19. Looking forward, I would say that India’s growth fundamentals are strong and they look more attractive in a world challenged by problems of confidence and lack of growth. India’s robust performance in difficult times makes it a safe haven that global capital is looking for. Even as we grow and acquire economic strength we are a willing hand in the global recovery and improved financial stability. India presents opportunity at this moment that cannot be ignored. I urge you to seize this moment and contribute to our collective prosperity in the times to come.

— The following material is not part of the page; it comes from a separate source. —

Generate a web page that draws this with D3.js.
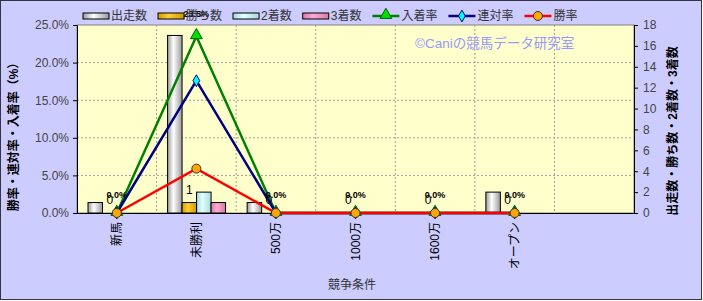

The round table meeting was also attended by the Ambassdor of India in US Ms Nirupma Rao, Shri Bimal Julka, Additional Secretary, Department of Econmic Affairs,Ministry of Finance and Consule General of India in Chicago from Indian side. Among the business leaders from US who attended the meeting included Mr Marshall Bouton, President ,Chicago Council on Global Affirs, Mr Stephen Chipman, CEO, Grant Thornton LLP, Charles Evans, President and CEO, Federal Reserve Bank of Chicago,Mr Rajeev Gautam, President and CEO, UOP LLC, a Honeywell Company, Mr James A Gordon, President and Founder, the Edgewater Funds, Mr Douglas Gray, President and CEO, Everett Smith Group lTD,Mr Marks S Hopalamazian,President and CEO, Hyatt Hotels Corporation,Mr Goprdon Hunter, Chairman and President and CEO, Littelfuse,Inc. and Brian Kenney,Chairman and CEO,GATX,Mr R Paul Kinscherff, Chief Financial Officer,the Boeing Company, Mr Jennifer Scanlon, President USG Corporation among others.